> [EXERCISE PROMPT]
Print the material below exactly as it stands, please, from its first line to the line holding "plt.rcParams['mathtext.bfit'] = 'Liberation", with no pictures.

> [SOURCE EXCERPT]
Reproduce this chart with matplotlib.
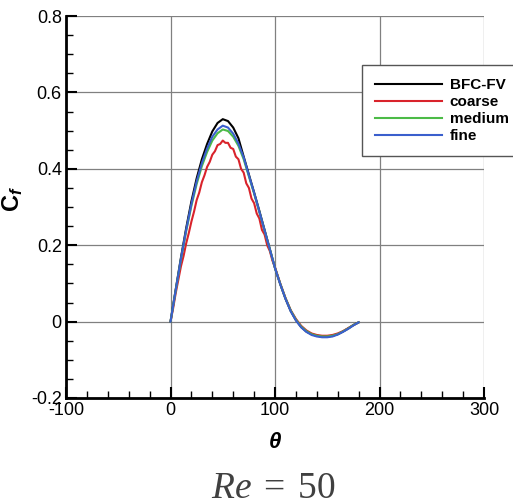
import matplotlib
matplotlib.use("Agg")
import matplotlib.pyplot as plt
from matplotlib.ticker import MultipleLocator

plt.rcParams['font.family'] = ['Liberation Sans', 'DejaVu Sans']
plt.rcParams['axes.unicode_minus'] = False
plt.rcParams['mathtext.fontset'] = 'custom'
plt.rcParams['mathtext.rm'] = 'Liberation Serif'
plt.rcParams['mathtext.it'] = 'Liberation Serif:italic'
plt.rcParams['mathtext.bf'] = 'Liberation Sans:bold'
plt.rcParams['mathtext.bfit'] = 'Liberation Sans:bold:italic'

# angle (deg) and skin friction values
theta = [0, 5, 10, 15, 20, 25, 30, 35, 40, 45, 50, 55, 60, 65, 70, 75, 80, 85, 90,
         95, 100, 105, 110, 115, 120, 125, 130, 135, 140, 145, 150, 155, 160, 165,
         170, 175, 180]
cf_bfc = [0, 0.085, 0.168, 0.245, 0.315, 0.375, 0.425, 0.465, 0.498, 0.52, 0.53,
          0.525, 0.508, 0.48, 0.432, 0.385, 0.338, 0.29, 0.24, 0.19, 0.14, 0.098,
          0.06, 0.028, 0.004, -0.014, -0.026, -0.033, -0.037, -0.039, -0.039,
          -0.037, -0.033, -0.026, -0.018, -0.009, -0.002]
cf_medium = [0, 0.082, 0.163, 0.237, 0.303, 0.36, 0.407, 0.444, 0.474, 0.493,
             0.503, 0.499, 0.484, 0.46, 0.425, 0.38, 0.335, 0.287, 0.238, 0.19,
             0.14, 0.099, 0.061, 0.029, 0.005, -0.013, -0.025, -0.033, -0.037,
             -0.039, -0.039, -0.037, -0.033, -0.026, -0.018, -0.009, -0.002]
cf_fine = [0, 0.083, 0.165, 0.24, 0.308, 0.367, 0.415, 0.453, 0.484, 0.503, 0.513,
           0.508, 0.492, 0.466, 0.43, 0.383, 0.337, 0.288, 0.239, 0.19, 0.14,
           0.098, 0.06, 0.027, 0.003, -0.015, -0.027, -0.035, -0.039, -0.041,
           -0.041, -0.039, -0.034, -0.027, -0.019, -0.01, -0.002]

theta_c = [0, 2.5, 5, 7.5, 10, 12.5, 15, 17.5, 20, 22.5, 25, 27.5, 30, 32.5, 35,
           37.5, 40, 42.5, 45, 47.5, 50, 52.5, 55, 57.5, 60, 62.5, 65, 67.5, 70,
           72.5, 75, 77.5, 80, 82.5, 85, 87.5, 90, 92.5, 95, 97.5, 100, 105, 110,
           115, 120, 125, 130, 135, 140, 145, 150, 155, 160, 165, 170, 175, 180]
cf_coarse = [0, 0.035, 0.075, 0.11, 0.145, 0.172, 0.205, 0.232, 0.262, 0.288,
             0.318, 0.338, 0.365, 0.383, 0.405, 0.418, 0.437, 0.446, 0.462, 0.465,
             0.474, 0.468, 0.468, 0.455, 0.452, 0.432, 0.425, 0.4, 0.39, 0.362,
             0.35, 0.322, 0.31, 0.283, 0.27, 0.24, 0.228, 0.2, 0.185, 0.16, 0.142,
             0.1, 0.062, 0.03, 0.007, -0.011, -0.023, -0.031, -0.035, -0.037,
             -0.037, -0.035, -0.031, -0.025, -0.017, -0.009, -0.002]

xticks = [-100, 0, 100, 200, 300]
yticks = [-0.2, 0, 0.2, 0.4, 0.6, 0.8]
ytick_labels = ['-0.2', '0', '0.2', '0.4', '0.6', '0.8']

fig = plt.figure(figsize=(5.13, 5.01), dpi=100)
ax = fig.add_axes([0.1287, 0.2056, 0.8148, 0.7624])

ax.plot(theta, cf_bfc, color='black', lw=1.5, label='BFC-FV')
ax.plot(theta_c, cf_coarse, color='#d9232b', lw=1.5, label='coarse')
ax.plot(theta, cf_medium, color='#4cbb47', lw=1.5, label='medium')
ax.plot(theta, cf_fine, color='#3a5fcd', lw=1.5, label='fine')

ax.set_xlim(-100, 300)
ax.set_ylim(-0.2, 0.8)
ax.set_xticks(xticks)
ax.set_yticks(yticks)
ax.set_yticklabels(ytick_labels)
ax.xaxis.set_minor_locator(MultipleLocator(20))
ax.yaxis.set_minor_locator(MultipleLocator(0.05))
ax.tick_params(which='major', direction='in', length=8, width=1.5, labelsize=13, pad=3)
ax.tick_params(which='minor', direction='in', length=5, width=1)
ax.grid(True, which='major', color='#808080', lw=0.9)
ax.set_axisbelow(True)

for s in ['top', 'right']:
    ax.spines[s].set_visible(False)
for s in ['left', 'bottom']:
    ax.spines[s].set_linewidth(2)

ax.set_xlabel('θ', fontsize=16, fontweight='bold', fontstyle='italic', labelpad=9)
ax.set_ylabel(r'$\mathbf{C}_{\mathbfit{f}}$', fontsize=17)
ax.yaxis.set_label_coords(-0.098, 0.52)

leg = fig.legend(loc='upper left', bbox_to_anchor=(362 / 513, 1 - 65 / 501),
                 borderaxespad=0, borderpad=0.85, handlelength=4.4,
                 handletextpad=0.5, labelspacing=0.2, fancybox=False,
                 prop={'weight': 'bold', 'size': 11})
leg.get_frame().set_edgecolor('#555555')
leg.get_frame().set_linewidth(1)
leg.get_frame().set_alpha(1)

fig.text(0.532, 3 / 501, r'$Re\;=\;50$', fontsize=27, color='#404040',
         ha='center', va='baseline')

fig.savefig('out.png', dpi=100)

> [SOLUTION TO THIS PROBLEM]
Reproduce this chart with matplotlib.
import matplotlib
matplotlib.use("Agg")
import matplotlib.pyplot as plt
from matplotlib.ticker import MultipleLocator

plt.rcParams['font.family'] = ['Liberation Sans', 'DejaVu Sans']
plt.rcParams['axes.unicode_minus'] = False
plt.rcParams['mathtext.fontset'] = 'custom'
plt.rcParams['mathtext.rm'] = 'Liberation Serif'
plt.rcParams['mathtext.it'] = 'Liberation Serif:italic'
plt.rcParams['mathtext.bf'] = 'Liberation Sans:bold'
plt.rcParams['mathtext.bfit'] = 'Liberation Sans:bold:italic'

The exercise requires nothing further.